The plan had public input. It was overwhelmingly approved at Toronto City Council. All that was needed was for the province of Ontario to sign off on it. And then Doug Ford was elected premier, and as Bob Dylan said, the times they are a changin’. Now, local residents are concerned that the plan will be appealed, and there is a chance the plan will be abandoned.
“Right now, the Minister [of Municipal Affairs and Housing] has three options in general,” said councillor Josh Matlow, who pushed the plan through city council. “He can approve it right now and make it policy, or he can reject it or reject any pieces, or he can sit on his hands and let it collect dust and do nothing.”
If nothing is done by June, the plan can be appealed to the Local Planning Appeal Tribunal, and according to Matlow that seems likely.
“The minister could approve this today, if he chose to, and could just say it is going to be policy,” said Matlow. “It makes one wonder what pressure is he feeling from the development industry to not do that.”
Recently, local residents associations banded together to form the umbrella group North East Quadrant Alliance (NEQA) in an attempt to lobby the government to get the plan approved right away.
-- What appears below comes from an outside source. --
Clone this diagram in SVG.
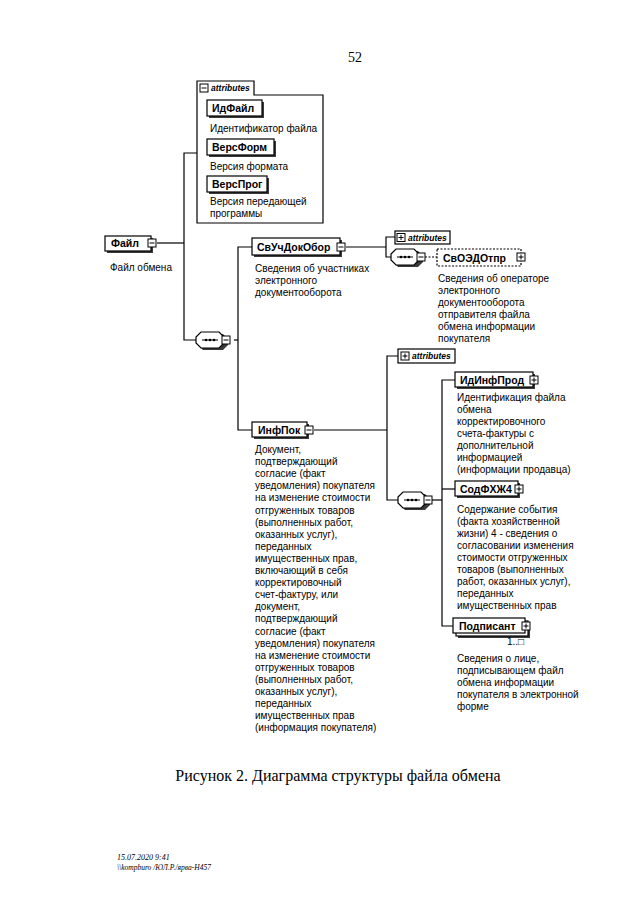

“We did so much work on this with the city. We went and made presentations, slide shows and got the community really involved to lobby the councillors, and that’s why they adopted it,” said Miria Ioannou of the newly formed NEQA.
“If we wait until June, it will just expire. It means we might not have a plan in place, and developers will just go ahead and build whatever they want.”
The Yonge and Eglinton area has already exceeded any and all growth targets for the area. The Toronto District School Board continues to erect signs at development sites warning potential residents that there might not be space in local schools, the Yonge subway line continues to run well over capacity. The area is full by most objective measures.
“It’s not like we are anti-development. Most of us live in condos, and we understand the need for more housing,” said Ioannou. “But this particular quadrant is getting dumped with an inordinate amount of development.”
Minister of Municipal Affairs and Housing Steve Clark was not available for comment.